-- start of Extracted information --
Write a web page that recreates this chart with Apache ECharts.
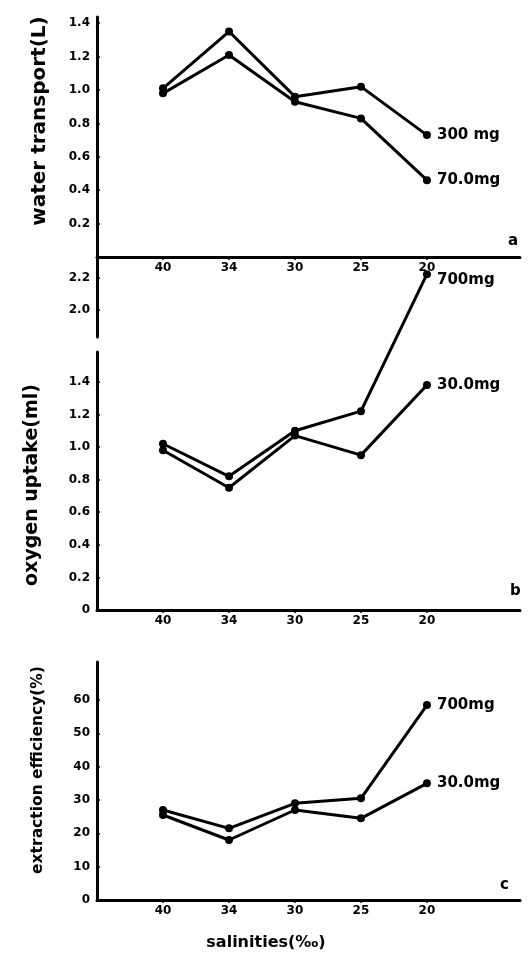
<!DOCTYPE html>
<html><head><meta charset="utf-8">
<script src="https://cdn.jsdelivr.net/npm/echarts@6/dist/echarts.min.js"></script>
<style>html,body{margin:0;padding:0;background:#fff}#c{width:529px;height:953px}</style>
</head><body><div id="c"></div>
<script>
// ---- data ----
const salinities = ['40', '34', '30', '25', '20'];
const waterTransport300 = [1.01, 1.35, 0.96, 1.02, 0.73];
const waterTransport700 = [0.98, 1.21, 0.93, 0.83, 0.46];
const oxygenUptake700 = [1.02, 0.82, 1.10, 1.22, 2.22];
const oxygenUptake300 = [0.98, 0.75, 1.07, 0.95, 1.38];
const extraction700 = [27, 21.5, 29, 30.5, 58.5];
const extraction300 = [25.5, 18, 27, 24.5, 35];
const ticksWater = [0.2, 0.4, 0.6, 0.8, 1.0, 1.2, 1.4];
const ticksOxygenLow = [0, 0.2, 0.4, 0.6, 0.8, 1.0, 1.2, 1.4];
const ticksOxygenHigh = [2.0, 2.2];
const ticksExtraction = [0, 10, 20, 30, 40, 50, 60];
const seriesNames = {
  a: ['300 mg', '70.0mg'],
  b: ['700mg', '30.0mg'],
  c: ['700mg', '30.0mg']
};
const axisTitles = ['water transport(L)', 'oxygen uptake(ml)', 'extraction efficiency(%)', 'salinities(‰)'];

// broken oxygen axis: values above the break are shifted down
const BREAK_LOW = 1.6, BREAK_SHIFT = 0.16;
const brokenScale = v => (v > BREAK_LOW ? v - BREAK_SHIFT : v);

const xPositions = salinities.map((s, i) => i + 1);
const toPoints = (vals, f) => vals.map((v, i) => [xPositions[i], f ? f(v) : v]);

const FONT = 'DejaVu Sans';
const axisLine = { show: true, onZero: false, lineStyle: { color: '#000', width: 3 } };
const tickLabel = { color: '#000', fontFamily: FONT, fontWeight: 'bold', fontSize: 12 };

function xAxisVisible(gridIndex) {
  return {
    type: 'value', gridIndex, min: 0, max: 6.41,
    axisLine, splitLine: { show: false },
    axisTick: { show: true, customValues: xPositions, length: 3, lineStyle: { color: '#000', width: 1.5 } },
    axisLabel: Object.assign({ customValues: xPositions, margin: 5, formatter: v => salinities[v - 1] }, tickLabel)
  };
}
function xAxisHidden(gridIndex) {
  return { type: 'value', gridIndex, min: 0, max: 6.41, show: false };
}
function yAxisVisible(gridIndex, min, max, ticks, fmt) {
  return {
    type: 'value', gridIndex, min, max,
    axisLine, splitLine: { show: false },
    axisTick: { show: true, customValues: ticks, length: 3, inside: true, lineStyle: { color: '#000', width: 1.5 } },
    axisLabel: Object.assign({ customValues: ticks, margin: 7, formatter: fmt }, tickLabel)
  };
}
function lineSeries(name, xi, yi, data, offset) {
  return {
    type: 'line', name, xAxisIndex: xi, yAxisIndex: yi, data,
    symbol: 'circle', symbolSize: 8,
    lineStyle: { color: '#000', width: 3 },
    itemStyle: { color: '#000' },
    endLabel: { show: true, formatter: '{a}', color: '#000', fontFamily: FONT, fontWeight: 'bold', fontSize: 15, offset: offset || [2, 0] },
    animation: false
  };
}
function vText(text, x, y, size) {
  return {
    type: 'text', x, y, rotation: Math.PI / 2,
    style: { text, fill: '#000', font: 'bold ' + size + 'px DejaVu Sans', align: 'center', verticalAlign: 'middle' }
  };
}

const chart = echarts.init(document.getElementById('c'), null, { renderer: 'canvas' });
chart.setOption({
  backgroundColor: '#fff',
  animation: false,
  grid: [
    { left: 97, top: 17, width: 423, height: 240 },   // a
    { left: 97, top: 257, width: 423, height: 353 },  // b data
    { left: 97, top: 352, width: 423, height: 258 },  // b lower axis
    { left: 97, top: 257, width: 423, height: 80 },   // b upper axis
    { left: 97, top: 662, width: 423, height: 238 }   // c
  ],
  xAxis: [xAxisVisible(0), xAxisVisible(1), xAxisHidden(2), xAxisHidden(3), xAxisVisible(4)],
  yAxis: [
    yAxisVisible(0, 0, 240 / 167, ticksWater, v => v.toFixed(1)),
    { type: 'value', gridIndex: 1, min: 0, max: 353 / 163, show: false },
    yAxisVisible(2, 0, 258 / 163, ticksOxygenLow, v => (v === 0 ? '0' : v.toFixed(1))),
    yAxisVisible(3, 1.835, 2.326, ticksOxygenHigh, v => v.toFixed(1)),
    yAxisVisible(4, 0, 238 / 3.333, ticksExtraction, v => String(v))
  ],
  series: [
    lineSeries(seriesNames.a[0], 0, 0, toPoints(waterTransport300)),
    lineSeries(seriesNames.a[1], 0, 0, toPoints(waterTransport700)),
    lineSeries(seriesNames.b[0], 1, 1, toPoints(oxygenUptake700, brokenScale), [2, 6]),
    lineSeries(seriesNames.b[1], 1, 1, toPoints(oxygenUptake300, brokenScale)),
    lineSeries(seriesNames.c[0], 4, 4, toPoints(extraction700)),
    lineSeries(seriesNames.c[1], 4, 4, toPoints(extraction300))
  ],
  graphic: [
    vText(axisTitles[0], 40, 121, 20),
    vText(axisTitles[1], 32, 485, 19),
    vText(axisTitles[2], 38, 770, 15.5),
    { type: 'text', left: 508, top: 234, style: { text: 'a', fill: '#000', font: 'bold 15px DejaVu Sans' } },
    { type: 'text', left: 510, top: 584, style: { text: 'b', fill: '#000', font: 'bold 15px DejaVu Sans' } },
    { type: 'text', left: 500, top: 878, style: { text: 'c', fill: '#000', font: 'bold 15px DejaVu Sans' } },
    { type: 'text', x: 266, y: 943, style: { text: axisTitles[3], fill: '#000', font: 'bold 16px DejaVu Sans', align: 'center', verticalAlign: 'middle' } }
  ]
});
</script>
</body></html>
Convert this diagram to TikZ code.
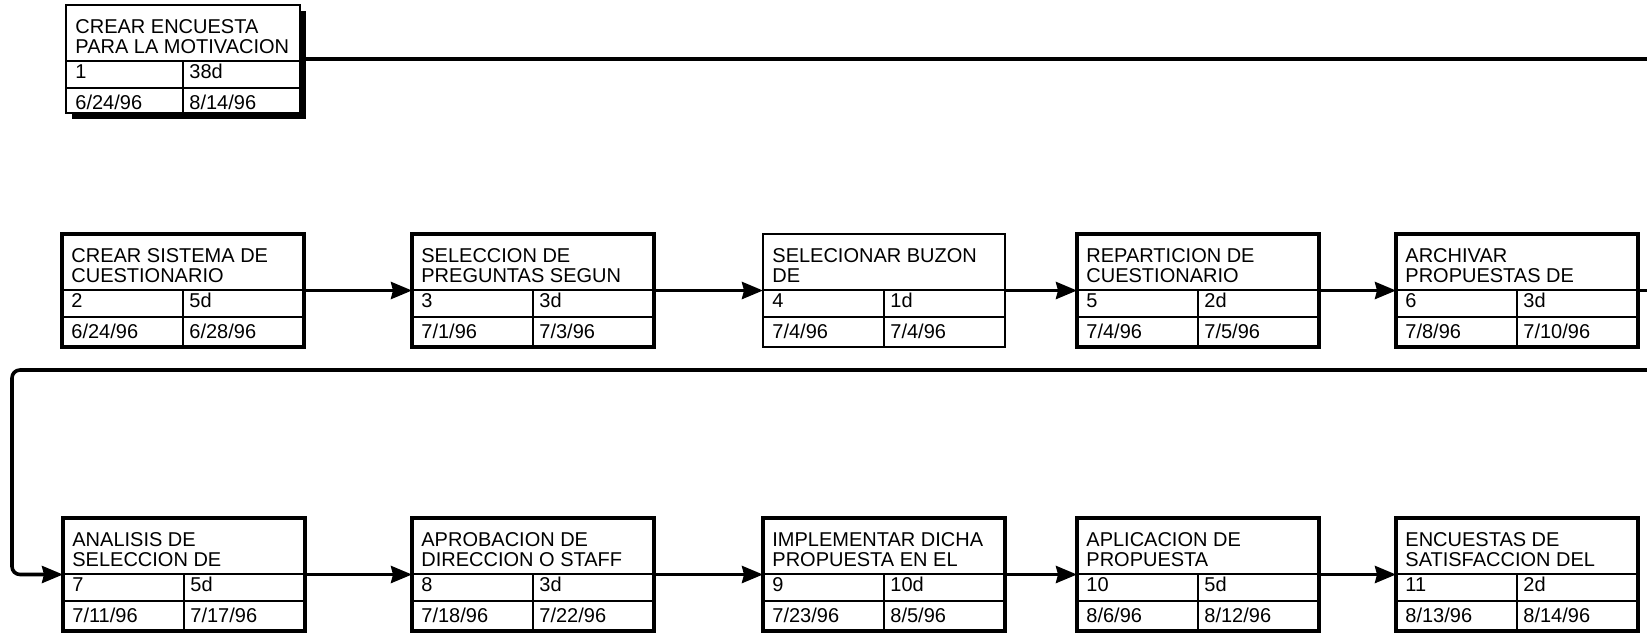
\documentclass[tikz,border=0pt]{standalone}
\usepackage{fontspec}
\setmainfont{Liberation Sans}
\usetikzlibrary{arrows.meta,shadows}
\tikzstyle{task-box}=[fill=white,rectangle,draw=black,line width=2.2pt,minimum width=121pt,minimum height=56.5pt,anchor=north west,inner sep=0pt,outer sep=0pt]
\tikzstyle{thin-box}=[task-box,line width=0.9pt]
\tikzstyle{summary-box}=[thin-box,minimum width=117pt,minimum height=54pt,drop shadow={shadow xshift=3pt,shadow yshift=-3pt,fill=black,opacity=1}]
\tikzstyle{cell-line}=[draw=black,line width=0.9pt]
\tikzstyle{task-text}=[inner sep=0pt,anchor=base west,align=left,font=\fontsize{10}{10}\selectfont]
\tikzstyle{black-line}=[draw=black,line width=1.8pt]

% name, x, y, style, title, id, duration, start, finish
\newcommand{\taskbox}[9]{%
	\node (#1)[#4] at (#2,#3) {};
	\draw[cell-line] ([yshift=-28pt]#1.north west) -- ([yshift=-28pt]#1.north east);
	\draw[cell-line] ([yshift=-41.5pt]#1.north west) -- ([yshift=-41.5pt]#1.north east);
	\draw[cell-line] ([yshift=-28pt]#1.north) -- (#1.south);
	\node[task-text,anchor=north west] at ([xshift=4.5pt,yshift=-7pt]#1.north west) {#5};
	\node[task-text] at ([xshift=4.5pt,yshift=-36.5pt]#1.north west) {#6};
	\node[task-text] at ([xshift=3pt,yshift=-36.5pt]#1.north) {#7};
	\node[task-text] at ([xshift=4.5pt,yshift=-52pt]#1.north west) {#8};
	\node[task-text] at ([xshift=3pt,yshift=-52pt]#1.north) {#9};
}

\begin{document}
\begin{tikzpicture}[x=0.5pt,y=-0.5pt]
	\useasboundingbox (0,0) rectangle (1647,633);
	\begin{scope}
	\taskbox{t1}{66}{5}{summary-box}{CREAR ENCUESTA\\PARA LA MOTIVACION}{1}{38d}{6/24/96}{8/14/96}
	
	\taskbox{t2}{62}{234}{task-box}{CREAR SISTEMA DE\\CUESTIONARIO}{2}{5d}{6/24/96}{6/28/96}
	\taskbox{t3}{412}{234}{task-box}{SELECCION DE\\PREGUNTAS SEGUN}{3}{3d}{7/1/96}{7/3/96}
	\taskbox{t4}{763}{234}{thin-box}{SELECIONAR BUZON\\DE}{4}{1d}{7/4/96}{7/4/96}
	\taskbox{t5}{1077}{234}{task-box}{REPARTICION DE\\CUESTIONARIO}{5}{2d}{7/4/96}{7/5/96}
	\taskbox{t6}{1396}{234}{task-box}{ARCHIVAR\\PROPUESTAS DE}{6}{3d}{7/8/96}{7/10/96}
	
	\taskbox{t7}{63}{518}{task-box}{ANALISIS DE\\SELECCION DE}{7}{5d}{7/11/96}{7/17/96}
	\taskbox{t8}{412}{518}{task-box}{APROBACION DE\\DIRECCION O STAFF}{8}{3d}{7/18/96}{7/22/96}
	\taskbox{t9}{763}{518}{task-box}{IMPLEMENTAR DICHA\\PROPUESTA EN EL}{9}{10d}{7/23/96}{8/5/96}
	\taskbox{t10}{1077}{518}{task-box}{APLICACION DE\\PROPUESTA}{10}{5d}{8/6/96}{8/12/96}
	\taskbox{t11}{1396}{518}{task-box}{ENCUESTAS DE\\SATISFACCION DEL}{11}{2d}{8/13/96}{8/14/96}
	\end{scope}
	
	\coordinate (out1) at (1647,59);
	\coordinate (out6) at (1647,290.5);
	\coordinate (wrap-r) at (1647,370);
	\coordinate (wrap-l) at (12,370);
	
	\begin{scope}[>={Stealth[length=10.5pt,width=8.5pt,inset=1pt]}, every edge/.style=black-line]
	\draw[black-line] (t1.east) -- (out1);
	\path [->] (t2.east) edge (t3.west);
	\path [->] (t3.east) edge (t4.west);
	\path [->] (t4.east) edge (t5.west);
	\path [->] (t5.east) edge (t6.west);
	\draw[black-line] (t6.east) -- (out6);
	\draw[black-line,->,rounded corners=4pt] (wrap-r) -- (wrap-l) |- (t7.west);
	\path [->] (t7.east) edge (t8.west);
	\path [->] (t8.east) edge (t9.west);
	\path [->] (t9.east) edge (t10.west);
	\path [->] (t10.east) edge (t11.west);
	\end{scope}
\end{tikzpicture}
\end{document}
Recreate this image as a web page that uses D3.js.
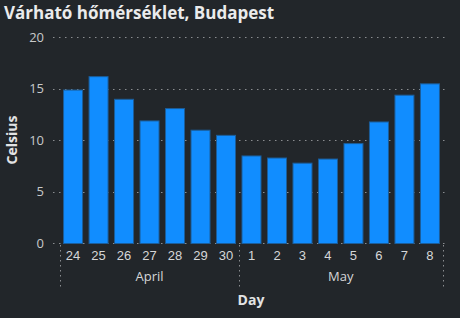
-- end of Extracted information --
### Your goal
Write out every line of the listing that holds the word "this".

### The reply
Write a web page that recreates this chart with Apache ECharts.
Convert this diagram to TikZ code.
Recreate this image as a web page that uses D3.js.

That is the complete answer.